Unless you’ve been asleep, you know the rest of the story. Media and marketing have continued to create and reformulate a youth culture (on a daily basis) that now includes children and teens. Because our teenagers are growing through the change-filled years of adolescence, they are incredibly vulnerable to the youth culture’s ability to shape their values, attitudes, and behaviors. The fact that there are a growing amount of competing messages coming at our teens from a variety of different directions, makes it that much more confusing, frustrating, and difficult for parents of teens to understand and connect with their kids. In effect, these changes have made “normal” adolescent development far more complex, added pressures and tensions to the process that never before existed, and widened the cultural-generational gap between teenagers and their parents.

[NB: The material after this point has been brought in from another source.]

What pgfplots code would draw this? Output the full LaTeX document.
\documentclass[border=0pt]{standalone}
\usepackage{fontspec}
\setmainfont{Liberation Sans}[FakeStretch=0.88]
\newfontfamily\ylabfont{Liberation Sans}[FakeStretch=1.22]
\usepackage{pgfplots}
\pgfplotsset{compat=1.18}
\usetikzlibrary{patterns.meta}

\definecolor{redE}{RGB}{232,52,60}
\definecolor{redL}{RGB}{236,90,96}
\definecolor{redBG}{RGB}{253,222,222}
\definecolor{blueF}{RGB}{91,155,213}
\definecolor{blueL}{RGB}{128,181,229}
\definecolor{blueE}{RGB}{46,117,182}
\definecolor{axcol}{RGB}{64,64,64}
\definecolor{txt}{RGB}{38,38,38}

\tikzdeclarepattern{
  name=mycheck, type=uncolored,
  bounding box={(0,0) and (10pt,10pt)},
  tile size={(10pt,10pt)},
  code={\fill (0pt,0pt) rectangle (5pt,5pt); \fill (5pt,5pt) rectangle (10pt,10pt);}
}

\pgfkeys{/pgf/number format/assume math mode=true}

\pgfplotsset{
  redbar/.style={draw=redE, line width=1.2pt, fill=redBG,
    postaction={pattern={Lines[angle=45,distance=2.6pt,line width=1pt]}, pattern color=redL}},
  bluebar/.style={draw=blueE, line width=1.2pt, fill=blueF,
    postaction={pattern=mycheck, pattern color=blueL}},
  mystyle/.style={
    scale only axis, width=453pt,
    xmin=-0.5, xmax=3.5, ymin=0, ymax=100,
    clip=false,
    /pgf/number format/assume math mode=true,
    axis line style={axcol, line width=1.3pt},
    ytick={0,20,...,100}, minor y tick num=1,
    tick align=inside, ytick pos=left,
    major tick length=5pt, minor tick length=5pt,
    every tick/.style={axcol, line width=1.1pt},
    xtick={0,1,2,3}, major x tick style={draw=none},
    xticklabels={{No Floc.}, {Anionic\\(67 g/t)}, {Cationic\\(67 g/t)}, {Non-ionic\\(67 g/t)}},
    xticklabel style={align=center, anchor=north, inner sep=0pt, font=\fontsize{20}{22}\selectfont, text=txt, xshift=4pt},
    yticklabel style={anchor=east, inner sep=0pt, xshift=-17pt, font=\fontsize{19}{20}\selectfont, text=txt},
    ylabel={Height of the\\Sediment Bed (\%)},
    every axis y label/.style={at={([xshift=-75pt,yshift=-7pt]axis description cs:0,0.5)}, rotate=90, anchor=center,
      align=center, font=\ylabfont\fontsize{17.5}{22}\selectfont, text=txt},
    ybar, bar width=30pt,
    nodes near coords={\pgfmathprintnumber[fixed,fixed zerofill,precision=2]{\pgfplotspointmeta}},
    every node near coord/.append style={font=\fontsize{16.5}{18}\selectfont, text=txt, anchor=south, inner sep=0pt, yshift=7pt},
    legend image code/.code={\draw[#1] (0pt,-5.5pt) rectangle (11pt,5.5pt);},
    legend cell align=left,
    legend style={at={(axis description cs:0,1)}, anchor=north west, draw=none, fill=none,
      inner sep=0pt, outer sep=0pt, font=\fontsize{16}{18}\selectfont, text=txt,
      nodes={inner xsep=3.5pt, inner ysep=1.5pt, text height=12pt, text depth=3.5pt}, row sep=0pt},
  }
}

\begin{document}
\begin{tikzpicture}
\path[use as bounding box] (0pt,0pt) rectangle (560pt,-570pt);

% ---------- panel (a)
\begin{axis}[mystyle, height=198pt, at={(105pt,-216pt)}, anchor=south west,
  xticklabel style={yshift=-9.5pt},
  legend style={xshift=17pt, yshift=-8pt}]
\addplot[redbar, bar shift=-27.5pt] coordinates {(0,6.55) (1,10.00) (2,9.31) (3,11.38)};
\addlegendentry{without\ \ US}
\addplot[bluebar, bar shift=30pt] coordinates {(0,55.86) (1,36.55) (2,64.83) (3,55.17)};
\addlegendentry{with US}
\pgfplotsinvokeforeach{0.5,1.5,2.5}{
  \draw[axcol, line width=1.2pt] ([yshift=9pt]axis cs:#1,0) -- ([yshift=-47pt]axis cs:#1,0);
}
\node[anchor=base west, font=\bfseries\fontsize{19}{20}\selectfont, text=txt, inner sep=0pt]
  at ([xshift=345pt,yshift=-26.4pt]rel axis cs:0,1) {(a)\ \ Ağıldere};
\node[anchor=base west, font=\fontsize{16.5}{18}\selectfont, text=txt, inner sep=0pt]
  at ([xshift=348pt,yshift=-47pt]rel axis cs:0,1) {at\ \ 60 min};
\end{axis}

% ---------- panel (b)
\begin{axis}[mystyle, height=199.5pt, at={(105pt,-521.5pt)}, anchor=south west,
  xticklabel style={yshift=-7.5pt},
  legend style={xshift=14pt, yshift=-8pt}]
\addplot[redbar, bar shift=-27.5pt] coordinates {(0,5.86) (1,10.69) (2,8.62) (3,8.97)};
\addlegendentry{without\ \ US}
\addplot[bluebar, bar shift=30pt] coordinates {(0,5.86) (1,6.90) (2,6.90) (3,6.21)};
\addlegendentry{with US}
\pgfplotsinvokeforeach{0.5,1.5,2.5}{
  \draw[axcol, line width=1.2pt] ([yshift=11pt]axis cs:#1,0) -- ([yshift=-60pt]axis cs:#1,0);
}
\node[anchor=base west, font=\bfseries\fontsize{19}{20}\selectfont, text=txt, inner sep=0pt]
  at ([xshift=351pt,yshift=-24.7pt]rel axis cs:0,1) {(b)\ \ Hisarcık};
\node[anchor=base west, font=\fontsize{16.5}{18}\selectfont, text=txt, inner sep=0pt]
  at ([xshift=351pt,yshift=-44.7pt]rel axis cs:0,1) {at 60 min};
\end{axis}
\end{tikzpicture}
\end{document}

Now, your homework. As a youthworker, you have been given responsibility to reach and nurture kids. Because you grew up in a world that’s different from the world of your students, you must view this calling as a cross-cultural missionary venture. As a result, you must work to stay in touch – like foreign missionaries – with the language and culture of your mission field. Here are three assignments that aren’t meant to be burdensome, but helpful.

First, take the advice of the theologian who once said that every Christian should start their day with the Bible in one hand, and the newspaper in the other. In other words, you must begin your day spending time getting to know the One who has sent you, and the message that One has called you to communicate. Be sure that God’s truth is coursing through your veins. Then, take the time to use your newspaper to get to know today’s world so that you can communicate the Word’s truths to the needs of your students and their world.

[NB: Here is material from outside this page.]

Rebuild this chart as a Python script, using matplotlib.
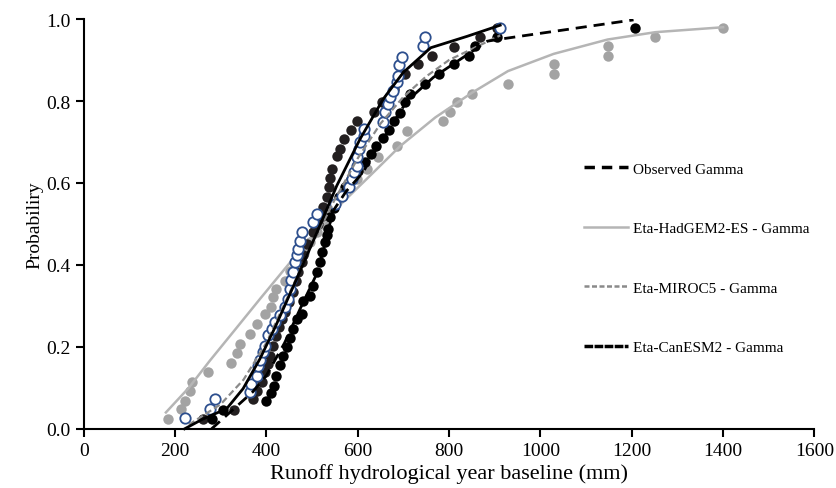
import matplotlib
matplotlib.use("Agg")
import matplotlib.pyplot as plt
from matplotlib.lines import Line2D
from matplotlib.ticker import FormatStrFormatter, MultipleLocator

plt.rcParams["font.family"] = ["Liberation Serif", "DejaVu Serif"]

# Observed runoff (black dots) and its gamma fit
obs_mm = [280, 305, 399, 410, 417, 421, 430, 437, 445, 452, 459, 467, 477, 481, 496, 503, 510,
          517, 521, 529, 532, 536, 540, 548, 560, 572, 585, 600, 615, 628, 640, 656, 668, 680,
          693, 704, 715, 748, 777, 810, 843, 857, 905, 1208]
obs_p = [0.024, 0.047, 0.068, 0.088, 0.105, 0.13, 0.155, 0.178, 0.2, 0.222, 0.244, 0.268, 0.28,
         0.313, 0.325, 0.349, 0.382, 0.407, 0.431, 0.456, 0.472, 0.488, 0.517, 0.54, 0.565, 0.59,
         0.61, 0.63, 0.65, 0.67, 0.69, 0.71, 0.73, 0.75, 0.77, 0.797, 0.817, 0.841, 0.866, 0.89,
         0.91, 0.934, 0.956, 0.978]
obs_fit_mm = [280, 330, 370, 400, 440, 474, 511, 533, 545, 575, 612, 631, 656, 678, 708, 766,
              825, 884, 912, 1204]
obs_fit_p = [0.0, 0.05, 0.09, 0.13, 0.21, 0.293, 0.38, 0.47, 0.53, 0.58, 0.626, 0.666, 0.707,
             0.748, 0.80, 0.858, 0.902, 0.946, 0.951, 0.998]

# Eta-HadGEM2-ES (gray dots)
had_mm = [184, 214, 222, 232, 238, 272, 322, 336, 342, 364, 380, 398, 410, 414, 420, 440, 452,
          468, 482, 496, 510, 524, 538, 552, 566, 580, 598, 620, 645, 686, 708, 787, 803, 817,
          850, 929, 1029, 1029, 1147, 1147, 1252, 1399]
had_p = [0.024, 0.049, 0.068, 0.093, 0.115, 0.139, 0.161, 0.185, 0.207, 0.232, 0.256, 0.28,
         0.298, 0.322, 0.341, 0.36, 0.385, 0.41, 0.43, 0.455, 0.48, 0.5, 0.525, 0.55, 0.57, 0.59,
         0.61, 0.635, 0.663, 0.69, 0.727, 0.751, 0.773, 0.797, 0.817, 0.841, 0.866, 0.89, 0.91,
         0.934, 0.956, 0.978]
had_fit_mm = [180, 230, 276, 330, 386, 440, 500, 560, 620, 693, 770, 850, 929, 1029, 1147, 1252, 1400]
had_fit_p = [0.04, 0.10, 0.166, 0.24, 0.317, 0.39, 0.47, 0.545, 0.61, 0.69, 0.76, 0.82, 0.873,
             0.915, 0.95, 0.968, 0.98]

# Eta-MIROC5 (open circles)
mir_mm = [221, 276, 287, 364, 366, 379, 382, 386, 393, 397, 404, 412, 419, 430, 441, 448, 452,
          455, 459, 463, 466, 470, 474, 477, 503, 510, 550, 565, 580, 587, 591, 598, 599, 602,
          605, 613, 614, 656, 660, 667, 671, 678, 686, 689, 690, 697, 744, 748, 912]
mir_p = [0.027, 0.049, 0.073, 0.089, 0.11, 0.13, 0.154, 0.167, 0.187, 0.203, 0.228, 0.244, 0.26,
         0.278, 0.297, 0.317, 0.341, 0.362, 0.382, 0.407, 0.423, 0.439, 0.459, 0.48, 0.504, 0.524,
         0.549, 0.569, 0.589, 0.61, 0.626, 0.642, 0.663, 0.683, 0.699, 0.715, 0.732, 0.748, 0.772,
         0.793, 0.809, 0.825, 0.846, 0.862, 0.887, 0.907, 0.935, 0.955, 0.978]
mir_fit_mm = [230, 300, 350, 400, 450, 500, 550, 600, 650, 700, 750, 800, 912]
mir_fit_p = [0.01, 0.06, 0.12, 0.21, 0.33, 0.45, 0.56, 0.66, 0.745, 0.81, 0.86, 0.9, 0.96]

# Eta-CanESM2 (dark dots)
can_mm = [262, 330, 371, 380, 390, 397, 404, 408, 415, 422, 428, 434, 441, 450, 458, 464, 470,
          477, 481, 490, 503, 512, 521, 525, 532, 537, 540, 543, 554, 561, 569, 585, 598, 635,
          653, 680, 704, 732, 763, 810, 868, 905]
can_p = [0.024, 0.047, 0.073, 0.093, 0.114, 0.139, 0.159, 0.178, 0.203, 0.227, 0.248, 0.268,
         0.285, 0.31, 0.335, 0.36, 0.382, 0.407, 0.423, 0.45, 0.48, 0.5, 0.52, 0.541, 0.565, 0.59,
         0.612, 0.634, 0.666, 0.683, 0.707, 0.73, 0.751, 0.773, 0.797, 0.83, 0.866, 0.89, 0.91,
         0.932, 0.956, 0.978]
can_fit_mm = [221, 261, 313, 349, 386, 420, 460, 511, 554, 605, 656, 700, 760, 840, 912]
can_fit_p = [0.0, 0.024, 0.049, 0.098, 0.171, 0.25, 0.35, 0.48, 0.593, 0.707, 0.805, 0.87, 0.93,
             0.958, 0.985]

fig = plt.figure(figsize=(8.37, 4.89), dpi=100)
ax = fig.add_axes([0.100, 0.121, 0.873, 0.838])

ms = 7.5
ax.plot(had_mm, had_p, "o", color="#a3a3a3", ms=ms, mec="none", zorder=2, clip_on=False)
ax.plot(had_fit_mm, had_fit_p, "-", color="#b5b5b5", lw=1.8, zorder=3)
ax.plot(can_mm, can_p, "o", color="#231f20", ms=ms, mec="none", zorder=4, clip_on=False)
ax.plot(obs_mm, obs_p, "o", color="black", ms=ms, mec="none", zorder=4, clip_on=False)
ax.plot(mir_mm, mir_p, "o", mfc="white", mec="#2d4f8e", mew=1.3, ms=ms, zorder=5, clip_on=False)
ax.plot(mir_fit_mm, mir_fit_p, color="#8a8a8a", lw=1.6, ls=(0, (3, 1.5)), zorder=6)
ax.plot(obs_fit_mm, obs_fit_p, color="black", lw=2.0, ls=(0, (4, 2.5)), zorder=6)
ax.plot(can_fit_mm, can_fit_p, "-", color="black", lw=2.0, zorder=6, clip_on=False)

ax.set_xlim(0, 1600)
ax.set_ylim(0, 1.0)
ax.xaxis.set_major_locator(MultipleLocator(200))
ax.yaxis.set_major_locator(MultipleLocator(0.2))
ax.yaxis.set_major_formatter(FormatStrFormatter("%.1f"))
for s in ["top", "right"]:
    ax.spines[s].set_visible(False)
for s in ["left", "bottom"]:
    ax.spines[s].set_linewidth(1.5)
ax.tick_params(direction="out", length=6, width=1.5, labelsize=14, colors="black")
ax.set_xlabel("Runoff hydrological year baseline (mm)", fontsize=16, labelpad=3)
ax.set_ylabel("Probabiliry", fontsize=14, labelpad=2)

handles = [
    Line2D([], [], color="black", lw=2.5, ls=(0, (3, 2))),
    Line2D([], [], color="#b5b5b5", lw=1.8),
    Line2D([], [], color="#8a8a8a", lw=1.8, ls=(0, (2, 1))),
    Line2D([], [], color="black", lw=2.5, ls=(0, (2.5, 0.4))),
]
labels = ["Observed Gamma", "Eta-HadGEM2-ES - Gamma", "Eta-MIROC5 - Gamma", "Eta-CanESM2 - Gamma"]
ax.legend(handles, labels, loc="upper left", bbox_to_anchor=(0.666, 0.685), frameon=False,
          fontsize=11, handlelength=2.9, handletextpad=0.3, labelspacing=3.0)

fig.savefig("out.png", dpi=100)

Second, read what they read, watch what they watch, and listen to what they listen to. Because of its pervasiveness, media is now the most powerful shaper of the values, attitudes, and behaviors of teens. What media are your students engaging with, and what are they hearing/seeing/learning as they engage with those media? You can only know by checking it out for yourself. By getting to know your students’ media, you are getting to know your kids. Knowing their media will offer you great opportunities to discuss life in the light of God’s Word. You will be able to affirm what they are learning that conforms to God’s will and way, and challenge those things that don’t.

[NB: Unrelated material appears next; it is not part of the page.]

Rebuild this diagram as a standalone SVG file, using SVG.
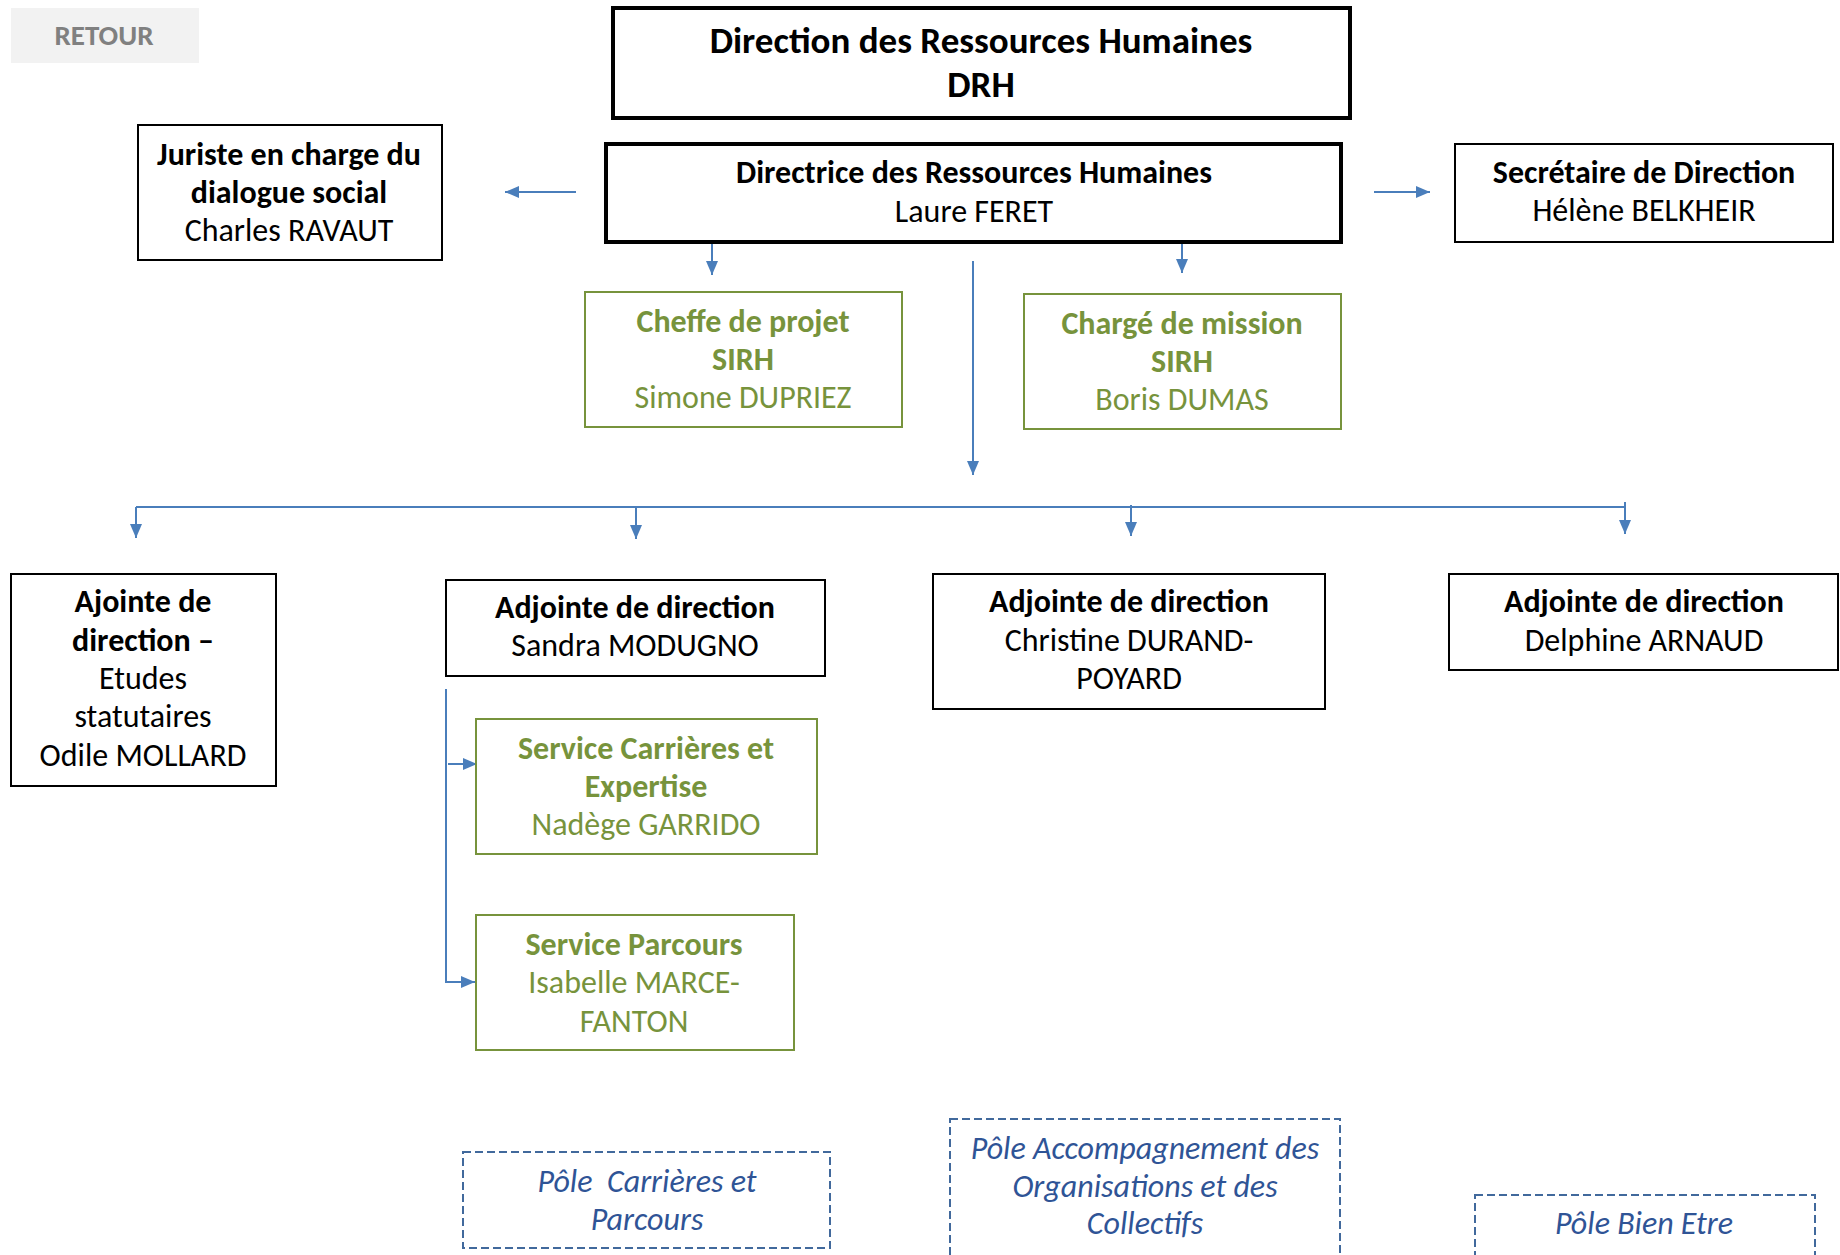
<svg xmlns="http://www.w3.org/2000/svg" width="1840" height="1255" viewBox="0 0 1840 1255">
<defs>
<marker id="ah" markerUnits="userSpaceOnUse" markerWidth="14" markerHeight="12" refX="14" refY="6" orient="auto">
<path d="M0,0 L14,6 L0,12 z" fill="#4a7ebb"/>
</marker>
<style>
text{font-family:Carlito,Lato,"Open Sans",sans-serif;text-anchor:middle;}
.b{font-weight:bold;}
.t{font-size:32px;fill:#000;}
.g{font-size:32px;fill:#77933c;}
.box{fill:#fff;stroke:#000;stroke-width:2;}
.thick{fill:#fff;stroke:#000;stroke-width:4;}
.gbox{fill:#fff;stroke:#77933c;stroke-width:2;}
.pole{fill:#fff;stroke:#41699c;stroke-width:2;stroke-dasharray:8 4;}
.p{font-size:32px;fill:#2f5496;font-style:italic;}
.c{fill:none;stroke:#4a7ebb;stroke-width:2;}
.ca{fill:none;stroke:#4a7ebb;stroke-width:2;marker-end:url(#ah);}
</style>
</defs>
<rect width="1840" height="1255" fill="#fff"/>

<g id="retour">
<rect x="11" y="8" width="188" height="55" fill="#f2f2f2"/>
<text x="104" y="45" class="b" style="font-size:29px;fill:#808080">RETOUR</text>
</g>

<g id="connectors">
<line class="ca" x1="576" y1="192" x2="505" y2="192"/>
<line class="ca" x1="1374" y1="192" x2="1430" y2="192"/>
<line class="ca" x1="712" y1="244" x2="712" y2="275"/>
<line class="ca" x1="1182" y1="242" x2="1182" y2="273"/>
<line class="ca" x1="973" y1="261" x2="973" y2="475"/>
<line class="c" x1="136" y1="507" x2="1625" y2="507"/>
<line class="ca" x1="136" y1="507" x2="136" y2="538"/>
<line class="ca" x1="636" y1="507" x2="636" y2="539"/>
<line class="ca" x1="1131" y1="505" x2="1131" y2="536"/>
<line class="ca" x1="1625" y1="502" x2="1625" y2="534"/>
<line class="c" x1="446" y1="689" x2="446" y2="982"/>
<line class="ca" x1="448" y1="764" x2="477" y2="764"/>
<line class="ca" x1="445" y1="982" x2="475" y2="982"/>
</g>

<g id="drh">
<rect class="thick" x="613" y="8" width="737" height="110"/>
<text x="981" y="53" class="b" style="font-size:37px">Direction des Ressources Humaines</text>
<text x="981" y="97" class="b" style="font-size:37px">DRH</text>
</g>

<g id="directrice">
<rect class="thick" x="606" y="144" width="735" height="98"/>
<text x="974" y="183" class="b t">Directrice des Ressources Humaines</text>
<text x="974" y="222" class="t">Laure FERET</text>
</g>

<g id="juriste">
<rect class="box" x="138" y="125" width="304" height="135"/>
<text x="289" y="165" class="b t">Juriste en charge du</text>
<text x="289" y="203" class="b t">dialogue social</text>
<text x="289" y="241" class="t">Charles RAVAUT</text>
</g>

<g id="secretaire">
<rect class="box" x="1455" y="144" width="378" height="98"/>
<text x="1644" y="183" class="b t">Secrétaire de Direction</text>
<text x="1644" y="221" class="t">Hélène BELKHEIR</text>
</g>

<g id="cheffe">
<rect class="gbox" x="585" y="292" width="317" height="135"/>
<text x="743" y="332" class="b g">Cheffe de projet</text>
<text x="743" y="370" class="b g">SIRH</text>
<text x="743" y="408" class="g">Simone DUPRIEZ</text>
</g>

<g id="charge">
<rect class="gbox" x="1024" y="294" width="317" height="135"/>
<text x="1182" y="334" class="b g">Chargé de mission</text>
<text x="1182" y="372" class="b g">SIRH</text>
<text x="1182" y="410" class="g">Boris DUMAS</text>
</g>

<g id="ajointe">
<rect class="box" x="11" y="574" width="265" height="212"/>
<text x="143" y="612" class="b t">Ajointe de</text>
<text x="143" y="651" class="b t">direction –</text>
<text x="143" y="689" class="t">Etudes</text>
<text x="143" y="727" class="t">statutaires</text>
<text x="143" y="766" class="t">Odile MOLLARD</text>
</g>

<g id="sandra">
<rect class="box" x="446" y="580" width="379" height="96"/>
<text x="635" y="618" class="b t">Adjointe de direction</text>
<text x="635" y="656" class="t">Sandra MODUGNO</text>
</g>

<g id="christine">
<rect class="box" x="933" y="574" width="392" height="135"/>
<text x="1129" y="612" class="b t">Adjointe de direction</text>
<text x="1129" y="651" class="t">Christine DURAND-</text>
<text x="1129" y="689" class="t">POYARD</text>
</g>

<g id="delphine">
<rect class="box" x="1449" y="574" width="389" height="96"/>
<text x="1644" y="612" class="b t">Adjointe de direction</text>
<text x="1644" y="651" class="t">Delphine ARNAUD</text>
</g>

<g id="service-carrieres">
<rect class="gbox" x="476" y="719" width="341" height="135"/>
<text x="646" y="759" class="b g">Service Carrières et</text>
<text x="646" y="797" class="b g">Expertise</text>
<text x="646" y="835" class="g">Nadège GARRIDO</text>
</g>

<g id="service-parcours">
<rect class="gbox" x="476" y="915" width="318" height="135"/>
<text x="634" y="955" class="b g">Service Parcours</text>
<text x="634" y="993" class="g">Isabelle MARCE-</text>
<text x="634" y="1032" class="g">FANTON</text>
</g>

<g id="pole-carrieres">
<rect class="pole" x="463" y="1152" width="367" height="96"/>
<text x="647" y="1192" class="p" xml:space="preserve">Pôle  Carrières et</text>
<text x="647" y="1230" class="p">Parcours</text>
</g>

<g id="pole-accompagnement">
<rect class="pole" x="950" y="1119" width="390" height="140"/>
<text x="1145" y="1159" class="p">Pôle Accompagnement des</text>
<text x="1145" y="1197" class="p">Organisations et des</text>
<text x="1145" y="1234" class="p">Collectifs</text>
</g>

<g id="pole-bien-etre">
<rect class="pole" x="1475" y="1195" width="340" height="70"/>
<text x="1644" y="1234" class="p">Pôle Bien Etre</text>
</g>
</svg>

Finally, spend time perusing the growing number of internet organizations and resources that serve to open your eyes to the changing world of today’s teenagers. Check out the the Center for Parent/Youth Understanding (www.cpyu.org) and Homeword (www.homeword.com). All of these sites include valuable information on teenagers and their world that’s updated daily, growing archives, and dozens of links to other helpful organizations that deal with every conceivable type of youth culture pressure and reality.

If you become a serious student of your teen’s culture, your teen will find it easier to navigate the hallways of that culture in a manner that glorifies God.